*What is being asked*
Transcribe exactly the lines from the one containing "Emit a Python script that matches this image, drawn with Plotly." through the one containing "import plotly.graph_objects as go", both included, and leave out any pictures.

[Collection entries]
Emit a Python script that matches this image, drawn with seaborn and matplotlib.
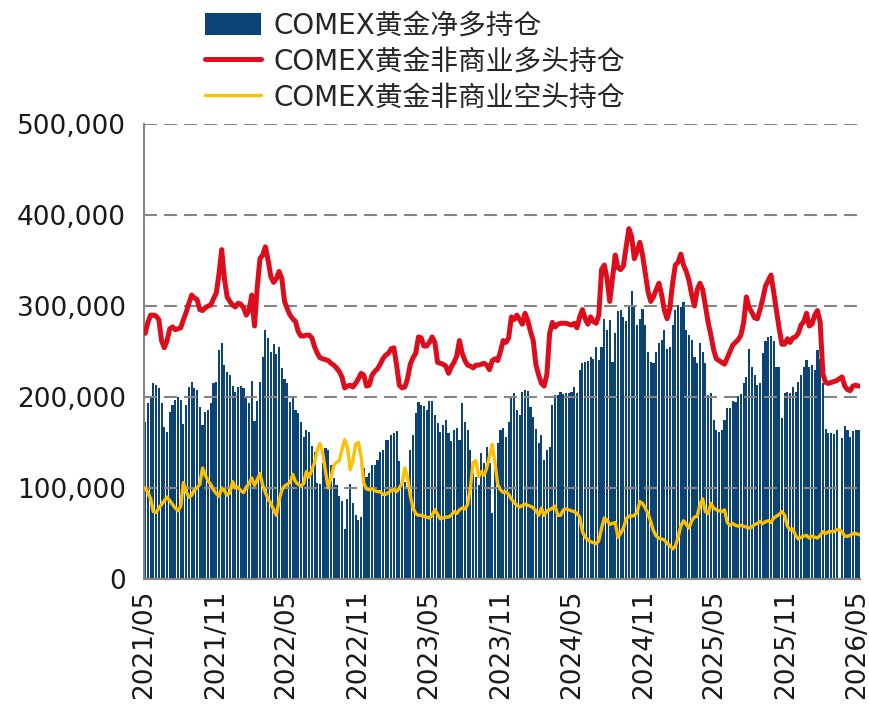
import numpy as np
import pandas as pd
import seaborn as sns
import matplotlib
matplotlib.use('Agg')
import matplotlib.pyplot as plt
import matplotlib.dates as mdates
from matplotlib.ticker import FuncFormatter

# weekly COMEX gold positions, thousand contracts
net_long = [
    172, 193, 199, 215, 213, 210, 193, 167, 162, 183, 191, 197, 200, 197, 170, 191, 211, 217, 210, 208,
    189, 169, 183, 186, 193, 215, 216, 252, 259, 235, 227,
    224, 212, 205, 211, 212, 210, 200, 193, 218, 174, 196, 216, 244, 274, 265, 250, 258, 247, 255, 232,
    220, 215, 194, 200, 186, 182, 173, 156, 164, 161, 146, 140, 106, 104,
    128, 144, 142, 125, 111, 103, 91, 86, 55, 88, 104, 84, 70, 65, 68,
    122, 112, 116, 125, 125, 131, 140, 142, 153, 153, 158, 160, 163, 130, 108, 107, 100,
    142, 158, 182, 195, 191, 190, 186, 196, 196, 180, 171, 161, 169, 175, 160, 152, 164, 166, 153, 193,
    173, 164, 142, 116, 112, 103, 138, 127, 145, 127, 72, 120,
    149, 164, 166, 156, 173, 200, 204, 186, 180, 205, 208, 207, 189, 178, 165, 150, 158, 131, 142, 145,
    191, 202, 202, 205, 203, 204, 204, 205, 211, 204, 230, 237,
    239, 240, 244, 242, 255, 241, 255, 286, 274, 285, 239, 270, 294, 296, 288, 283, 301, 316, 301, 279,
    286, 297, 279, 250, 239, 237, 250, 259, 263, 274, 253,
    255, 279, 296, 301, 299, 304, 274, 268, 263, 244, 237, 259, 250, 237, 202, 204, 175, 164, 162, 164,
    175, 188, 188, 196, 195, 201, 203, 215, 222, 253, 233, 224,
    213, 215, 248, 261, 266, 267, 261, 233, 233, 177, 204, 206, 204, 211, 206, 217, 224, 233, 241, 233,
    235, 230, 252, 242, 215, 165, 160, 160, 159, 164, 0, 155, 168, 164, 156, 163, 164, 164, 163,
]

long_nc = [
    270, 282, 290, 290, 289, 285, 262, 254, 262, 275, 277, 274, 275, 276, 285, 293, 303, 312, 309, 307,
    296, 295, 298, 300, 301, 308, 314, 335, 362, 330, 310,
    305, 301, 299, 303, 302, 298, 290, 295, 312, 278, 320, 352, 356, 365, 350, 332, 326, 330, 338, 330,
    305, 297, 290, 286, 283, 272, 267, 267, 268, 268, 265, 255, 248, 243,
    242, 241, 240, 237, 235, 232, 228, 222, 210, 212, 213, 211, 215, 220, 226, 224, 212, 213, 224, 228,
    231, 236, 242, 246, 248, 253, 254, 235, 213, 210, 211, 220,
    236, 243, 248, 266, 265, 256, 256, 260, 266, 260, 238, 237, 236, 234, 226, 233, 238, 245, 262, 248,
    240, 235, 234, 232, 235, 235, 236, 237, 235, 230, 240, 242,
    240, 250, 262, 260, 265, 288, 285, 290, 285, 280, 292, 284, 272, 262, 235, 224, 215, 212, 225, 270,
    282, 277, 280, 281, 281, 281, 280, 279, 281, 276, 288, 296,
    286, 280, 288, 283, 281, 290, 340, 345, 330, 305, 330, 356, 342, 340, 344, 365, 385, 376, 352, 360,
    370, 356, 336, 316, 305, 310, 318, 325, 312, 295, 286,
    298, 325, 345, 348, 357, 345, 338, 328, 312, 300, 318, 325, 318, 300, 282, 268, 252, 242, 240, 238,
    236, 243, 250, 257, 260, 263, 268, 282, 310, 298, 293, 287,
    286, 296, 308, 322, 328, 334, 315, 295, 275, 258, 258, 264, 260, 265, 266, 270, 279, 283, 292, 278,
    280, 290, 295, 282, 225, 216, 215, 216, 217, 218, 220, 222, 212, 208, 207, 212, 213, 212, 212,
]

short_nc = [
    100, 95, 88, 74, 73, 78, 82, 86, 90, 86, 82, 78, 75, 80, 106, 96, 90, 92, 98, 100,
    104, 122, 114, 108, 104, 98, 94, 91, 100, 97, 92,
    95, 107, 100, 101, 97, 95, 101, 105, 111, 103, 109, 116, 103, 95, 88, 83, 76, 70, 86, 98,
    102, 104, 106, 115, 107, 104, 102, 105, 118, 112, 120, 128, 142, 149,
    138, 118, 100, 112, 125, 128, 130, 142, 153, 145, 120, 130, 148, 150, 135, 105, 99, 98, 99, 97,
    96, 96, 93, 93, 95, 97, 98, 96, 100, 105, 122, 112,
    92, 78, 72, 70, 70, 69, 68, 67, 70, 76, 71, 66, 67, 68, 68, 70, 74, 72, 76, 78,
    77, 82, 100, 128, 130, 112, 118, 114, 122, 135, 148, 128,
    104, 98, 95, 96, 93, 88, 84, 81, 79, 81, 82, 81, 80, 78, 75, 70, 78, 70, 75, 76,
    78, 80, 70, 70, 76, 77, 76, 75, 74, 72, 68, 52,
    46, 43, 41, 40, 39, 42, 56, 67, 65, 60, 61, 62, 46, 50, 56, 66, 69, 69, 70, 73,
    85, 83, 78, 72, 63, 53, 47, 45, 44, 43, 39,
    37, 33, 36, 46, 58, 64, 60, 56, 64, 68, 69, 82, 88, 74, 72, 83, 78, 76, 75, 74,
    76, 62, 59, 61, 59, 58, 59, 58, 57, 56, 57, 60,
    61, 63, 61, 63, 64, 62, 67, 69, 71, 74, 70, 58, 54, 55, 48, 44, 46, 47, 48, 45,
    47, 46, 45, 48, 52, 50, 52, 52, 52, 54, 54, 52, 47, 47, 48, 50, 50, 49, 48,
]

series_labels = ['COMEX黄金净多持仓', 'COMEX黄金非商业多头持仓', 'COMEX黄金非商业空头持仓']
y_ticks = [0, 100000, 200000, 300000, 400000, 500000]

weeks = pd.date_range('2021-05-04', periods=len(net_long), freq='7D')
tick_dates = pd.date_range('2021-05-01', '2026-05-01', freq='6MS')

BLUE = '#0b4375'
RED = '#dd0d1c'
GOLD = '#fdbf00'
GREY = '#858585'

sns.set_style('white')
plt.rcParams['font.family'] = ['DejaVu Sans', 'Noto Sans CJK SC']

df = pd.DataFrame({
    'x': mdates.date2num(weeks),
    'net': np.array(net_long) * 1000,
    'long': np.array(long_nc) * 1000,
    'short': np.array(short_nc) * 1000,
})

fig = plt.figure(figsize=(8.69, 7.16), dpi=100)
ax = fig.add_axes([144 / 869, 1 - 579 / 716, 716 / 869, 455 / 716])

sns.barplot(data=df, x='x', y='net', orient='x', native_scale=True, width=0.78,
            color=BLUE, saturation=1, errorbar=None, label=series_labels[0],
            linewidth=0, edgecolor='none', zorder=1, ax=ax)
sns.lineplot(data=df, x='x', y='long', color=RED, linewidth=3.6,
             label=series_labels[1], zorder=4, ax=ax)
sns.lineplot(data=df, x='x', y='short', color=GOLD, linewidth=2.4,
             label=series_labels[2], zorder=4, ax=ax)

# axes
ax.set_ylim(0, 500000)
ax.set_yticks(y_ticks)
ax.yaxis.set_major_formatter(FuncFormatter(lambda v, p: f'{v:,.0f}'))
ax.set_xlim(mdates.date2num(pd.Timestamp('2021-05-01')),
            mdates.date2num(pd.Timestamp('2026-05-09')))
ax.set_xticks(mdates.date2num(tick_dates))
ax.set_xticklabels([d.strftime('%Y/%m') for d in tick_dates], rotation=90)
ax.set_xlabel('')
ax.set_ylabel('')

ax.set_axisbelow(False)
ax.yaxis.grid(True, color=GREY, linewidth=1.5, linestyle=(0, (6.2, 3.4)))
ax.xaxis.grid(False)
for side in ['top', 'right']:
    ax.spines[side].set_visible(False)
for side in ['left', 'bottom']:
    ax.spines[side].set_color(GREY)
    ax.spines[side].set_linewidth(1.5)
ax.tick_params(axis='both', colors=GREY, labelcolor='#1a1a1a', labelsize=19,
               length=6, width=1.5, direction='out')
ax.tick_params(axis='y', pad=7)
ax.tick_params(axis='x', pad=2)

# legend, bars first
handles, labels = ax.get_legend_handles_labels()
if ax.get_legend() is not None:
    ax.get_legend().remove()
order = [labels.index(s) for s in series_labels]
fig.legend([handles[i] for i in order], [labels[i] for i in order],
           loc='upper left', bbox_to_anchor=(205 / 869, 1 - 12 / 716),
           frameon=False, fontsize=20, handlelength=2.0, handleheight=0.85,
           handletextpad=0.45, labelspacing=0.28, borderpad=0, borderaxespad=0)

fig.savefig('out.png', dpi=100)
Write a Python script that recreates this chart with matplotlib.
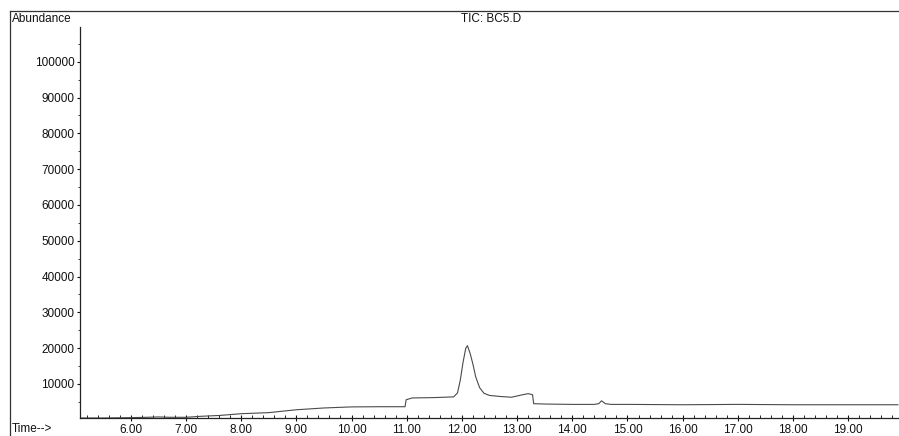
import matplotlib
matplotlib.use("Agg")
import matplotlib.pyplot as plt
from matplotlib.lines import Line2D
from matplotlib.ticker import MultipleLocator, FixedLocator

# Total ion chromatogram trace (retention time in minutes, abundance)
time_min = [5.08, 5.5, 6.0, 6.3, 6.5, 6.7, 7.0, 7.3, 7.6, 8.0, 8.5, 9.0, 9.5,
            10.0, 10.5, 10.97, 10.99, 11.1, 11.5, 11.85, 11.92, 11.97, 12.02,
            12.07, 12.10, 12.15, 12.20, 12.25, 12.32, 12.40, 12.50, 12.70,
            12.90, 13.10, 13.20, 13.28, 13.30, 13.50, 14.00, 14.40, 14.48,
            14.53, 14.60, 14.70, 15.00, 16.00, 17.00, 18.00, 19.00, 19.90]
abundance = [500, 500, 600, 700, 800, 700, 700, 1000, 1200, 1700, 2000, 2800,
             3300, 3600, 3650, 3650, 5600, 6100, 6200, 6400, 7500, 11000, 16000,
             20000, 20700, 18500, 15500, 12000, 9000, 7400, 6800, 6500, 6300,
             7000, 7300, 7000, 4500, 4400, 4300, 4300, 4500, 5300, 4500, 4300,
             4300, 4200, 4300, 4200, 4200, 4200]

y_ticks = [10000, 20000, 30000, 40000, 50000, 60000, 70000, 80000, 90000, 100000]
x_ticks = [6.0, 7.0, 8.0, 9.0, 10.0, 11.0, 12.0, 13.0, 14.0, 15.0, 16.0, 17.0, 18.0, 19.0]

title_text = "TIC: BC5.D"
y_title = "Abundance"
x_title = "Time-->"

plt.rcParams["font.family"] = ["Liberation Sans", "DejaVu Sans"]

W, H = 899, 436
fig = plt.figure(figsize=(W / 100, H / 100), dpi=100)
fig.patch.set_facecolor("white")

ax_left, ax_right, ax_bottom, ax_top = 80, 899, 418, 27
ax = fig.add_axes([ax_left / W, (H - ax_bottom) / H,
                   (ax_right - ax_left) / W, (ax_bottom - ax_top) / H])

ax.plot(time_min, abundance, color="#4a4a4a", lw=0.8)

ax.set_xlim(5.08, 19.92)
ax.set_ylim(500, 109700)

for side in ("top", "right"):
    ax.spines[side].set_visible(False)
for side in ("left", "bottom"):
    ax.spines[side].set_linewidth(0.9)
    ax.spines[side].set_color("#222222")

ax.xaxis.set_major_locator(FixedLocator(x_ticks))
ax.xaxis.set_minor_locator(MultipleLocator(0.2))
ax.set_xticklabels([f"{t:.2f}" for t in x_ticks])
ax.yaxis.set_major_locator(FixedLocator(y_ticks))
ax.yaxis.set_minor_locator(MultipleLocator(5000))
ax.set_yticklabels([str(v) for v in y_ticks])

ax.tick_params(axis="x", which="major", direction="inout", length=5, width=0.8,
               pad=2, labelsize=8.5, colors="#111111")
ax.tick_params(axis="x", which="minor", direction="in", length=2.5, width=0.7,
               colors="#222222")
ax.tick_params(axis="y", which="major", direction="out", length=2.5, width=0.8,
               pad=1.5, labelsize=8.5, colors="#111111")
ax.tick_params(axis="y", which="minor", direction="out", length=1.5, width=0.6,
               colors="#222222")

# Outer frame of the printout
fig.add_artist(Line2D([10 / W, 1.0], [(H - 11) / H] * 2, color="#333333",
                      lw=0.9, transform=fig.transFigure))
fig.add_artist(Line2D([10 / W] * 2, [0, (H - 11) / H], color="#333333",
                      lw=0.9, transform=fig.transFigure))

fig.text(12 / W, (H - 19) / H, y_title, fontsize=8.5, ha="left", va="center",
         color="#111111")
fig.text(491 / W, (H - 19) / H, title_text, fontsize=8.5, ha="center",
         va="center", color="#111111")
fig.text(12 / W, (H - 429) / H, x_title, fontsize=8.5, ha="left", va="center",
         color="#111111")

fig.savefig("out.png", dpi=100, facecolor="white")
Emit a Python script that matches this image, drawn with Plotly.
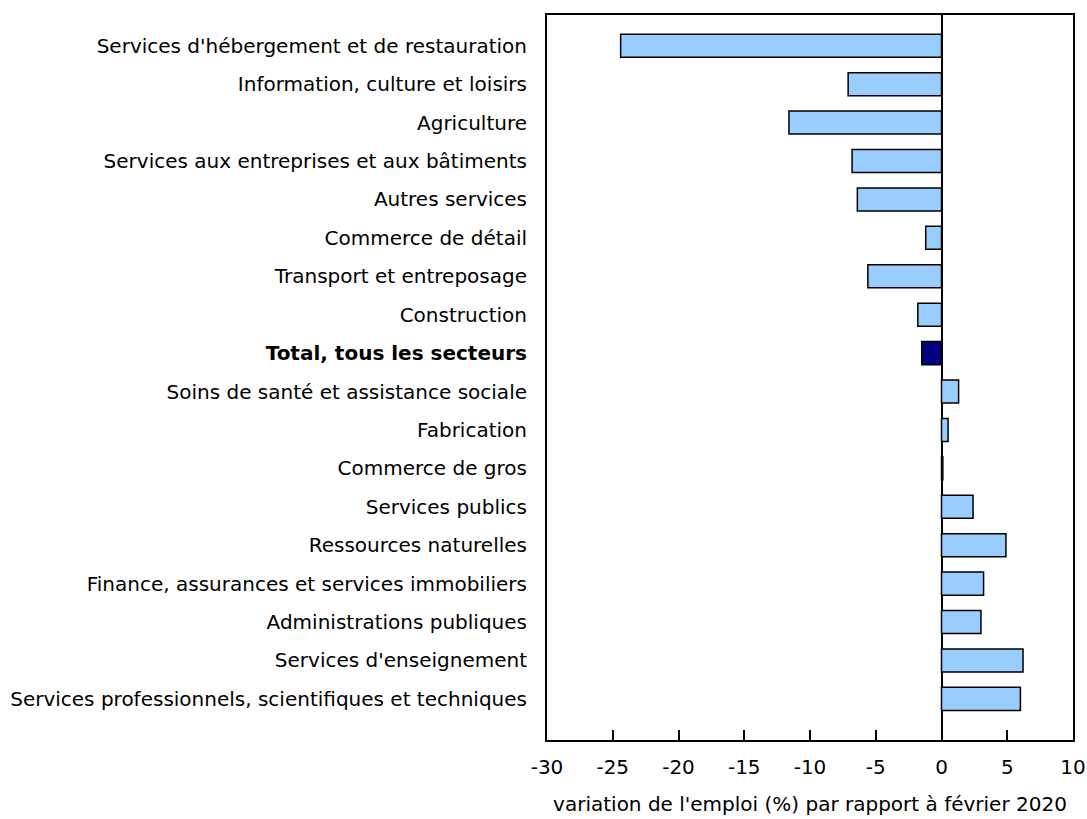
import plotly.graph_objects as go

categories = [
    "Services d'hébergement et de restauration",
    "Information, culture et loisirs",
    "Agriculture",
    "Services aux entreprises et aux bâtiments",
    "Autres services",
    "Commerce de détail",
    "Transport et entreposage",
    "Construction",
    "Total, tous les secteurs",
    "Soins de santé et assistance sociale",
    "Fabrication",
    "Commerce de gros",
    "Services publics",
    "Ressources naturelles",
    "Finance, assurances et services immobiliers",
    "Administrations publiques",
    "Services d'enseignement",
    "Services professionnels, scientifiques et techniques",
]
values = [-24.4, -7.1, -11.6, -6.8, -6.4, -1.2, -5.6, -1.8, -1.5,
          1.3, 0.5, 0.1, 2.4, 4.9, 3.2, 3.0, 6.2, 6.0]
total_label = "Total, tous les secteurs"
x_ticks = [-30, -25, -20, -15, -10, -5, 0, 5, 10]
x_title = "variation de l'emploi (%) par rapport à février 2020"

colors = ["#000080" if c == total_label else "#99CCFF" for c in categories]
ticktext = ["<b>" + c + "</b>" if c == total_label else c for c in categories]

fig = go.Figure(go.Bar(
    x=values, y=categories, orientation="h",
    marker=dict(color=colors, line=dict(color="#000000", width=1.5)),
    width=0.6,
))

fig.update_layout(
    width=1087, height=819,
    paper_bgcolor="white", plot_bgcolor="white",
    margin=dict(l=547, r=14, t=15, b=79),
    font=dict(family="DejaVu Sans, Verdana, sans-serif", size=20, color="#000000"),
    showlegend=False,
)
fig.update_xaxes(
    range=[-30, 10], tickvals=x_ticks, ticktext=[str(v) for v in x_ticks],
    ticks="inside", ticklen=10, tickwidth=2, tickcolor="#000000",
    showline=True, linecolor="#000000", linewidth=2, mirror=True,
    showgrid=False, zeroline=True, zerolinecolor="#000000", zerolinewidth=1.5,
    ticklabelstandoff=8, automargin=False,
    title=dict(text=x_title, standoff=19, font=dict(size=20)),
    tickfont=dict(size=20),
)
fig.update_yaxes(
    categoryorder="array", categoryarray=categories,
    tickvals=categories, ticktext=ticktext,
    range=[18.07, -0.8],
    showline=True, linecolor="#000000", linewidth=2, mirror=True,
    showgrid=False, ticks="", ticklabelstandoff=14, automargin=False,
    tickfont=dict(size=20),
)

fig.write_html("out.html", config={"displayModeBar": False},
               post_script="document.body.style.margin='0px';")
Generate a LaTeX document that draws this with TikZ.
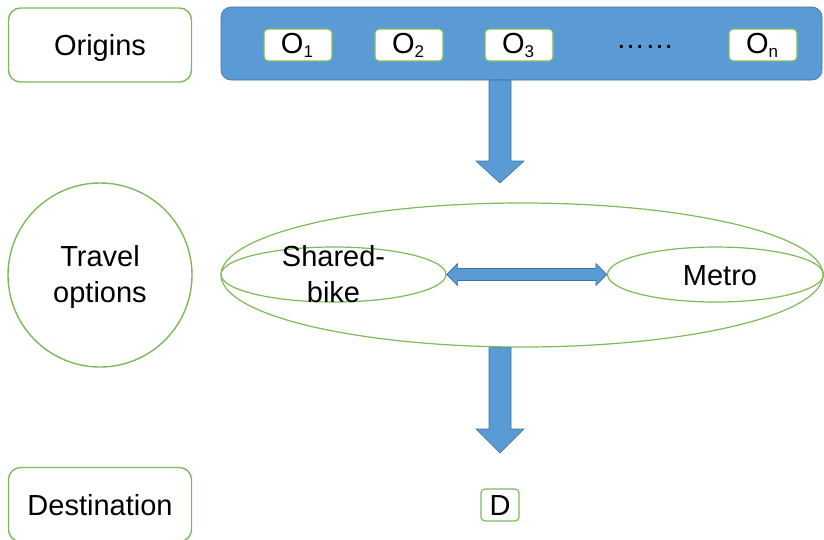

*Task solution*
Emit a Python script that matches this image, drawn with Plotly.
import plotly.graph_objects as go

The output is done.